Bruce Duguid, at investment group Hermes Investment Management, said: “We went to Paris and met with Fatih in 2019 and made the case that this [a net zero road map] would be useful to investors, as well as the world.”
A public letter in 2019 asked the IEA to develop a net zero scenario — and immediately got the leadership’s attention. A handful of IEA member countries, including the Netherlands, Germany and Canada, then made similar requests.
“The discussion started to get louder and louder over the past two years, but that coincided with political realignments — with the UK, EU, US and others adopting net zero targets,” said Rachel Kyte, dean of the Fletcher School at Tufts University and former UN clean energy envoy. “The logical consequences of hitting those targets is what you see in this report for the first time.”
The Biden administration in the US has only reinforced the need to change.
“The definition of energy security is changing,” Birol told the Financial Times after the report’s publication. “We do not have an objective to please anybody.”

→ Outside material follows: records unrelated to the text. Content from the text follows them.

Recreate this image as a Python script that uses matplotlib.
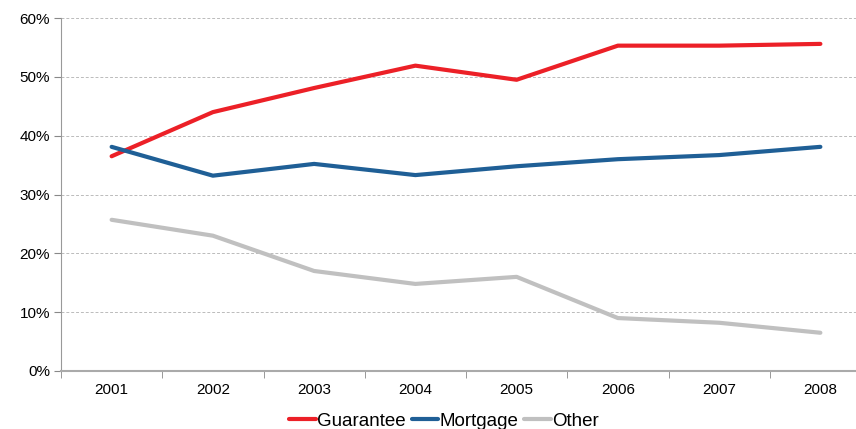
import matplotlib
matplotlib.use("Agg")
import matplotlib.pyplot as plt
from matplotlib.ticker import FuncFormatter, FixedLocator

plt.rcParams["font.family"] = ["Liberation Sans", "DejaVu Sans"]

years = ["2001", "2002", "2003", "2004", "2005", "2006", "2007", "2008"]
guarantee = [36.5, 44.0, 48.1, 51.9, 49.5, 55.3, 55.3, 55.6]
mortgage = [38.1, 33.2, 35.2, 33.3, 34.8, 36.0, 36.7, 38.1]
other = [25.7, 23.0, 17.0, 14.8, 16.0, 9.0, 8.2, 6.5]

fig = plt.figure(figsize=(8.56, 4.29), dpi=100)
ax = fig.add_axes([61 / 856, 58 / 429, 810 / 856, 353 / 429])

x = list(range(len(years)))
ax.plot(x, guarantee, color="#ec2027", lw=3, label="Guarantee", solid_capstyle="round")
ax.plot(x, mortgage, color="#1f5f96", lw=3, label="Mortgage", solid_capstyle="round")
ax.plot(x, other, color="#c0c0c0", lw=3, label="Other", solid_capstyle="round")

ax.set_xlim(-0.5, len(years) - 0.5)
ax.set_ylim(0, 60)
ax.set_yticks(range(0, 61, 10))
ax.yaxis.set_major_formatter(FuncFormatter(lambda v, p: f"{int(v)}%"))
ax.set_xticks(x)
ax.set_xticklabels(years)
ax.xaxis.set_minor_locator(FixedLocator([i - 0.5 for i in range(len(years) + 1)]))
ax.tick_params(axis="x", which="major", length=0, pad=9, labelsize=11)
ax.tick_params(axis="x", which="minor", length=5, color="#888888", direction="out")
ax.tick_params(axis="y", length=5, color="#888888", labelsize=11, pad=3)

ax.grid(axis="y", color="#bbbbbb", linestyle=(0, (3, 2)), lw=0.7)
ax.set_axisbelow(True)
for s in ["top", "right"]:
    ax.spines[s].set_visible(False)
ax.spines["left"].set_color("#999999")
ax.spines["bottom"].set_color("#aaaaaa")
ax.spines["bottom"].set_linewidth(1.5)

fig.legend(loc="center", bbox_to_anchor=(0.519, 0.018), ncol=3, frameon=False,
           fontsize=13.5, handlelength=1.4, handletextpad=0.1, columnspacing=0.3)

fig.savefig("out.png", dpi=100)
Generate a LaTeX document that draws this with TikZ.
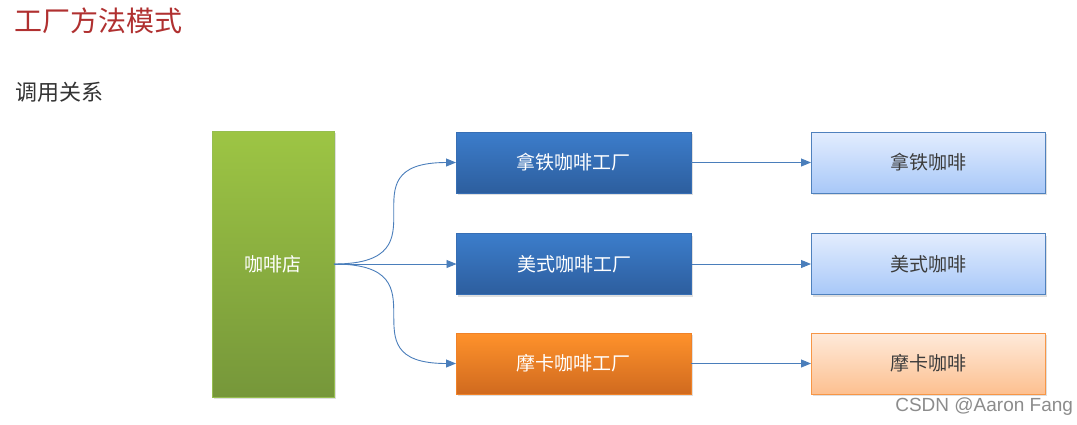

For the IEA, this has meant a steady shift in messaging. It went from warning about supply shortfalls and higher investment needs to saying that despite the Paris climate agreement, the status quo would remain. “Fossil fuels, in particular natural gas and oil, will continue to be a bedrock of the global energy system for many decades to come,” the IEA said in 2016.
Now, it is not only calling for the end of oil and gas’s prominence, its report says “the world has a viable pathway”.
In doing so, however, analysts say the group risks undermining its mission.
Oil prices are rising — crude rose to $70 a barrel on Tuesday, the highest in more than a year — and dramatic falls in investment in new production amid the coronavirus crisis mean the IEA is now priming the world for a supply shortage, says an investor.
One oil executive warned that the report would entrench the narratives of rival camps rather than engage in a meaningful and necessary dialogue about changing the world’s consumption patterns.
“Does the IEA really believe their scenario is achievable or are they just demonstrating the sheer impracticality of it?” said Gordon Ballard, an adviser to the oil and gas industry.
Another investor, who pushed for the net zero report and did not want to be seen criticising it, said: “They show their conclusions in detail but not enough on their calculations for getting there.”
One outcome could be business as usual. Listed oil companies are not obligated to take further action and major producer nations are still ramping up production capacity and market share.
Neil Atkinson, former head of the oil markets division at the IEA from 2016 until January this year, said: “For people outside the agency it looks like they’ve suddenly got religion, but that is categorically not the case — they’ve been building up to a road map like this for some time.”